While conducting takes up a significant portion of his time each season, Ashkenazy maintains his devotion to the piano, these days mostly in the recording studio where he continues to build his extraordinarily comprehensive recording catalogue with releases such as the 1999 Grammy award-winning Shostakovich Preludes and Fugues, Rautavaara’s Piano Concerto No.3 (a work which he commissioned), Bach's Wohltemperierte Klavier and Rachmaninov Transcriptions and Beethoven’s Diabelli Variations. August 2009 saw the release of a piano duo disc with Vovka Ashkenazy, featuring French works.
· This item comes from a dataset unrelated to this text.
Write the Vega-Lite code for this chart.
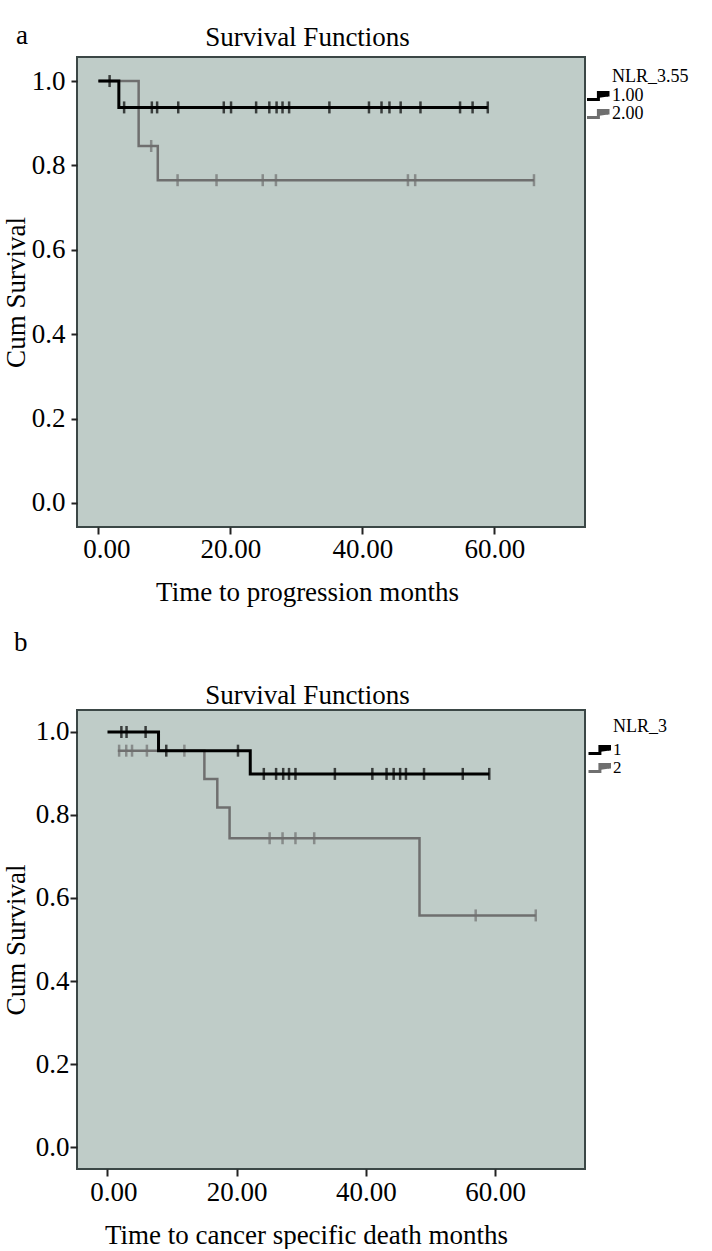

Beyond his hectic and fulfilling performing schedule, Ashkenazy continues to be involved in some fascinating TV projects, often inspired by his passionate drive to ensure that serious music continues to have a platform in the mainstream media and is made available to as broad an audience as possible. Many will remember his programmes with the outstanding director Christopher Nupen, including in 1979 Music After Mao, filmed in Shanghai, and the extraordinary Ashkenazy in Moscow programmes which marked his first visit in 1989 to the country of his birth since leaving the USSR in the 1960s. More recently he has developed educational programmes with NHK TV including the 1999 Superteachers working with inner-city London school children, and in 2003-4 a documentary based around his ‘Prokofiev and Shostakovich Under Stalin’ project.